**WHAT IS ASKED:** Each line of the listing must be transcribed exactly, except for the images, which should be excluded.

**AVAILABLE DATA:**
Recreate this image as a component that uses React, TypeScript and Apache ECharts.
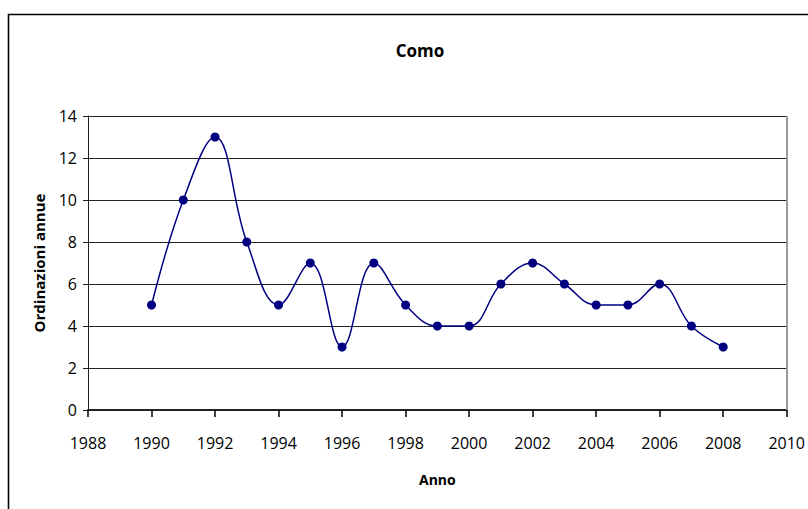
import React, { useEffect, useRef } from "react";
import * as echarts from "echarts";

const years = [1990, 1991, 1992, 1993, 1994, 1995, 1996, 1997, 1998, 1999, 2000, 2001, 2002, 2003, 2004, 2005, 2006, 2007, 2008];
const values = [5, 10, 13, 8, 5, 7, 3, 7, 5, 4, 4, 6, 7, 6, 5, 5, 6, 4, 3];
const title = "Como";
const xName = "Anno";
const yName = "Ordinazioni annue";

export default function App() {
  const ref = useRef<HTMLDivElement>(null);
  useEffect(() => {
    if (!ref.current) return;
    const chart = echarts.init(ref.current, null, { renderer: "svg" });
    const font = "'Open Sans', sans-serif";
    chart.setOption({
      animation: false,
      backgroundColor: "#fff",
      title: {
        text: title,
        left: 415,
        top: 37,
        textAlign: "center",
        textStyle: { fontFamily: font, fontSize: 17, fontWeight: "bold", color: "#000" },
      },
      graphic: [
        {
          type: "rect",
          shape: { x: 8.5, y: 14.5, width: 900, height: 600 },
          style: { fill: "none", stroke: "#000", lineWidth: 1.6 },
          z: 100,
        },
        {
          type: "line",
          shape: { x1: 787, y1: 116, x2: 787, y2: 410 },
          style: { stroke: "#999", lineWidth: 2 },
          z: 50,
        },
      ],
      grid: { left: 88, top: 116, right: 21, bottom: 99, containLabel: false },
      xAxis: {
        type: "value",
        min: 1988,
        max: 2010,
        interval: 2,
        name: xName,
        nameLocation: "middle",
        nameGap: 62,
        nameTextStyle: { fontFamily: font, fontSize: 14, fontWeight: "bold", color: "#000" },
        axisLine: { show: true, onZero: false, lineStyle: { color: "#222", width: 2 } },
        axisTick: { show: true, inside: false, length: 7, lineStyle: { color: "#000", width: 1.5 } },
        axisLabel: { fontFamily: font, fontSize: 16, color: "#000", margin: 25, formatter: (v: number) => String(v) },
        splitLine: { show: false },
      },
      yAxis: {
        type: "value",
        min: 0,
        max: 14,
        interval: 2,
        name: yName,
        nameLocation: "middle",
        nameGap: 42,
        nameTextStyle: { fontFamily: font, fontSize: 15, fontWeight: "bold", color: "#000" },
        axisLine: { show: true, lineStyle: { color: "#222", width: 1 } },
        axisTick: { show: true, inside: false, length: 5, lineStyle: { color: "#222" } },
        axisLabel: { fontFamily: font, fontSize: 16, color: "#000", margin: 11 },
        splitLine: { show: true, lineStyle: { color: "#222", width: 1 } },
      },
      series: [
        {
          type: "line",
          data: years.map((y, i) => [y, values[i]]),
          smooth: 0.4,
          symbol: "circle",
          symbolSize: 9,
          itemStyle: { color: "#000080" },
          lineStyle: { color: "#000080", width: 1.5 },
          z: 10,
        },
      ],
    });
    return () => chart.dispose();
  }, []);
  return <div ref={ref} style={{ width: 808, height: 509, position: "absolute", left: 0, top: 0 }} />;
}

**RIGHT ANSWER:**
Recreate this image as a component that uses React, TypeScript and Apache ECharts.
import React, { useEffect, useRef } from "react";
import * as echarts from "echarts";

const years = [1990, 1991, 1992, 1993, 1994, 1995, 1996, 1997, 1998, 1999, 2000, 2001, 2002, 2003, 2004, 2005, 2006, 2007, 2008];
const values = [5, 10, 13, 8, 5, 7, 3, 7, 5, 4, 4, 6, 7, 6, 5, 5, 6, 4, 3];
const title = "Como";
const xName = "Anno";
const yName = "Ordinazioni annue";

export default function App() {
  const ref = useRef<HTMLDivElement>(null);
  useEffect(() => {
    if (!ref.current) return;
    const chart = echarts.init(ref.current, null, { renderer: "svg" });
    const font = "'Open Sans', sans-serif";
    chart.setOption({
      animation: false,
      backgroundColor: "#fff",
      title: {
        text: title,
        left: 415,
        top: 37,
        textAlign: "center",
        textStyle: { fontFamily: font, fontSize: 17, fontWeight: "bold", color: "#000" },
      },
      graphic: [
        {
          type: "rect",
          shape: { x: 8.5, y: 14.5, width: 900, height: 600 },
          style: { fill: "none", stroke: "#000", lineWidth: 1.6 },
          z: 100,
        },
        {
          type: "line",
          shape: { x1: 787, y1: 116, x2: 787, y2: 410 },
          style: { stroke: "#999", lineWidth: 2 },
          z: 50,
        },
      ],
      grid: { left: 88, top: 116, right: 21, bottom: 99, containLabel: false },
      xAxis: {
        type: "value",
        min: 1988,
        max: 2010,
        interval: 2,
        name: xName,
        nameLocation: "middle",
        nameGap: 62,
        nameTextStyle: { fontFamily: font, fontSize: 14, fontWeight: "bold", color: "#000" },
        axisLine: { show: true, onZero: false, lineStyle: { color: "#222", width: 2 } },
        axisTick: { show: true, inside: false, length: 7, lineStyle: { color: "#000", width: 1.5 } },
        axisLabel: { fontFamily: font, fontSize: 16, color: "#000", margin: 25, formatter: (v: number) => String(v) },
        splitLine: { show: false },
      },
      yAxis: {
        type: "value",
        min: 0,
        max: 14,
        interval: 2,
        name: yName,
        nameLocation: "middle",
        nameGap: 42,
        nameTextStyle: { fontFamily: font, fontSize: 15, fontWeight: "bold", color: "#000" },
        axisLine: { show: true, lineStyle: { color: "#222", width: 1 } },
        axisTick: { show: true, inside: false, length: 5, lineStyle: { color: "#222" } },
        axisLabel: { fontFamily: font, fontSize: 16, color: "#000", margin: 11 },
        splitLine: { show: true, lineStyle: { color: "#222", width: 1 } },
      },
      series: [
        {
          type: "line",
          data: years.map((y, i) => [y, values[i]]),
          smooth: 0.4,
          symbol: "circle",
          symbolSize: 9,
          itemStyle: { color: "#000080" },
          lineStyle: { color: "#000080", width: 1.5 },
          z: 10,
        },
      ],
    });
    return () => chart.dispose();
  }, []);
  return <div ref={ref} style={{ width: 808, height: 509, position: "absolute", left: 0, top: 0 }} />;
}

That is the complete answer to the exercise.